Line 9: Raven #3 leaves flying.
* Note that placing a number at the end of the array variable indicates the index - see the end note about Cree numbers
Line 10: using the variable in its plural form ᑳᐦᑳᑭᐘᐠ means apply the action to the entire set
Line 11: Raven #1 speaks "Hello Turtle Island"
Line 12: Raven shivers with cold
Line 13: ᑳᐦᑳᑭᐤ᙮ᓯᐯᐧᐱᐦᐋᐤ᙮ //Raven leaves flying
* this actually only removes 1 raven at random, to remove all I could smudge the singular ᑳᐦᑳᑭᐤ or all ᑳᐦᑳᑭᐘᐠ, or send them all flying ᑳᐦᑳᑭᐘᐠ᙮ᓯᐯᐧᐱᐦᐋᐤ᙮
Line 14: smudge the tree
* the smudge function is used to "cleanse" or reset anything in the program. calling ᙮ᓯᐯᐧᐱᐦᐋᐤ᙮ without any variable will just wipe everything
A note on numbers - the glyphs used for Cree numbers are based on "sticks" with the vertical bar or pipe being 1, 2 pipes is 2, 3 pipes is the same as the syllabic ᐃ, 4 is then ᐃ| - an so on much like roman numerals. There are glyphs for indicating 5, 10, and 20, and higher numbers have differing ways of representing them. An extended example - in many Indigenous numbering systems (not just Cree) the representation of 5 is a hand, and 20 is a person or body, because we are made of 20 digits (10 fingers and toes).
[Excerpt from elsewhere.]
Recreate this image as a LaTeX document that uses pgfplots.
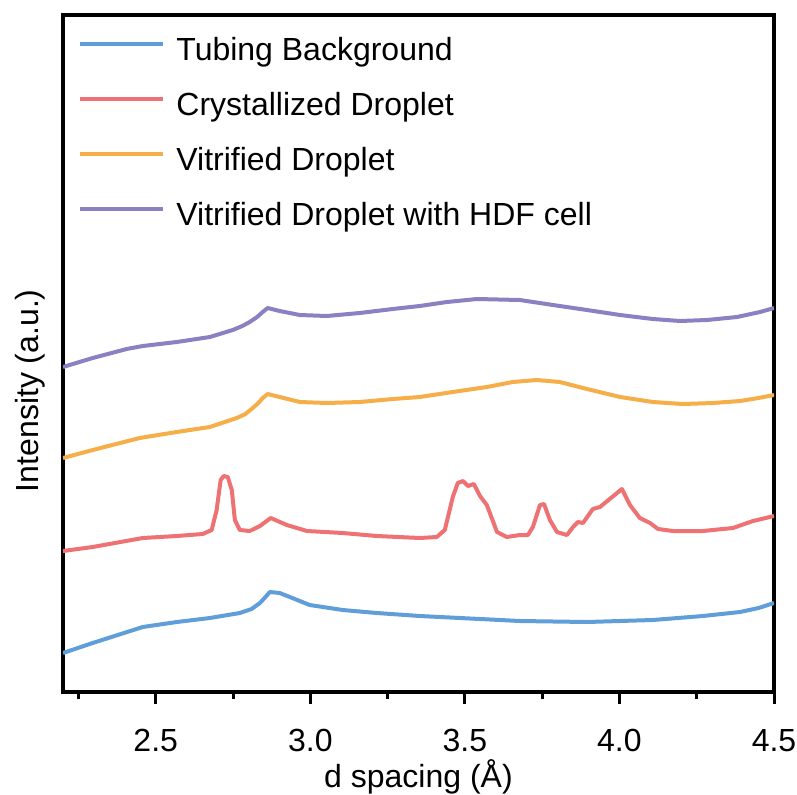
\documentclass[border=0pt]{standalone}
\usepackage{fontspec}
\setmainfont{Liberation Sans}
\usepackage{pgfplots}
\pgfplotsset{compat=1.18}
\definecolor{cblue}{RGB}{96,158,218}
\definecolor{cred}{RGB}{238,114,115}
\definecolor{corange}{RGB}{245,174,72}
\definecolor{cpurple}{RGB}{138,128,194}
\begin{document}
\begin{tikzpicture}
\path[use as bounding box] (-31.5pt,-51pt) rectangle (367pt,346pt);
\begin{axis}[
  at={(0,0)}, anchor=south west,
  scale only axis, width=355.5pt, height=338.5pt,
  xmin=2.2, xmax=4.5, ymin=102, ymax=779,
  xtick={2.5,3.0,3.5,4.0,4.5},
  minor xtick={2.25,2.75,3.25,3.75,4.25},
  ytick=\empty,
  xtick pos=left, tick align=outside,
  major tick length=6pt, minor tick length=3.5pt,
  every tick/.style={black, line width=1.5pt},
  axis line style={line width=1.6pt},
  /pgf/number format/assume math mode=true,
  xticklabel={\pgfmathprintnumber[fixed,fixed zerofill,precision=1]{\tick}},
  tick label style={font=\fontsize{16}{19}\selectfont},
  xticklabel style={yshift=-9pt},
  label style={font=\fontsize{16}{19}\selectfont},
  xlabel={d spacing (Å)},
  ylabel={Intensity (a.u.)},
  xlabel style={at={(axis description cs:0.5,0)}, anchor=base, yshift=-47.5pt},
  ylabel style={at={(axis description cs:-0.046,0.445)}, anchor=center, rotate=0},
  legend style={font=\fontsize{16}{19}\selectfont, draw=none, fill=none,
    at={(axis description cs:0,1)}, anchor=north west, xshift=7.5pt, yshift=-10.5pt,
    inner sep=0pt, row sep=11.5pt,
    nodes={inner sep=0pt, text height=12pt, text depth=4pt}},
  /tikz/every odd column/.append style={column sep=5.5pt},
  legend cell align=left,
  legend image code/.code={\draw[#1, line width=2pt] (0pt,4pt) -- (41.5pt,4pt);},
  every axis plot/.append style={line width=2pt, line join=round},
]
\addplot[cblue, no markers] coordinates {
(2.2,141) (2.296,151) (2.458,167) (2.568,172) (2.675,176) (2.772,181) (2.810,185) (2.837,191) (2.855,197) (2.869,202) (2.901,201) (2.95,195) (2.998,189) (3.105,184) (3.215,181) (3.354,178) (3.484,176) (3.678,173) (3.895,172) (4.108,174) (4.270,178) (4.390,182) (4.45,186) (4.5,191)
};
\addlegendentry{Tubing Background}
\addplot[cred, no markers] coordinates {
(2.2,243) (2.296,247) (2.458,256) (2.568,258) (2.652,260) (2.681,264) (2.697,284) (2.710,314) (2.720,318) (2.733,317) (2.746,304) (2.756,274) (2.772,264) (2.804,263) (2.837,268) (2.872,276) (2.924,269) (2.989,263) (3.105,261) (3.215,258) (3.354,256) (3.409,257) (3.435,264) (3.461,297) (3.477,311) (3.494,313) (3.510,308) (3.529,310) (3.549,298) (3.571,289) (3.604,262) (3.636,257) (3.678,259) (3.704,259) (3.720,267) (3.743,289) (3.756,290) (3.775,274) (3.798,262) (3.830,259) (3.850,267) (3.866,272) (3.882,271) (3.914,285) (3.937,287) (4.008,305) (4.034,289) (4.066,276) (4.099,271) (4.125,265) (4.173,263) (4.270,263) (4.367,266) (4.432,273) (4.5,278)
};
\addlegendentry{Crystallized Droplet}
\addplot[corange, no markers] coordinates {
(2.2,336) (2.296,344) (2.448,356) (2.568,362) (2.675,367) (2.762,376) (2.790,380) (2.814,386) (2.832,391) (2.846,396) (2.862,400) (2.901,397) (2.966,392) (3.053,391) (3.160,392) (3.267,395) (3.354,397) (3.461,402) (3.571,407) (3.655,412) (3.733,414) (3.807,412) (3.895,405) (4.002,397) (4.108,392) (4.205,390) (4.303,391) (4.390,393) (4.45,396) (4.5,399)
};
\addlegendentry{Vitrified Droplet}
\addplot[cpurple, no markers] coordinates {
(2.2,427) (2.296,436) (2.406,445) (2.458,448) (2.568,452) (2.675,457) (2.749,464) (2.780,468) (2.804,472) (2.828,477) (2.846,482) (2.862,486) (2.901,483) (2.966,479) (3.053,478) (3.160,481) (3.267,485) (3.354,488) (3.442,492) (3.539,495) (3.678,494) (3.785,489) (3.895,484) (4.002,479) (4.108,475) (4.196,473) (4.283,474) (4.380,477) (4.455,482) (4.5,486)
};
\addlegendentry{Vitrified Droplet with HDF cell}
\end{axis}
\end{tikzpicture}
\end{document}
Cree is also a morphemic language, so as long as you know the rules for combining syllables your programming can also be a series of syllable commands strung together. For example there is a prefix "mista" (ᒥᐢᑕ) that can be added to a word to make it a larger version of itself, like ᒥᐢᑕᑳᐦᑳᑭᐤ would be Big Raven, in Cree# this is also a way of adding so - ᒥᐢᑕᑳᐦᑳᑭᐤ (literally big ravens) would actually be a way of increasing my array of 5 Ravens to 6 Ravens. Likewise the suffix "osis" (ᐅᓯᐢ) makes it smaller. ᑳᐦᑳᑭᐤᐅᓯᐢ would therefore remove 1 from the array. And though I have yet to see a need for it, combining the two is still a legal statement so “mista-kahkakiw-osis” or ᒥᐢᑕᑳᐦᑳᑭᐤᐅᓯᐢ, is the same as saying Raven = Raven + 1 - 1.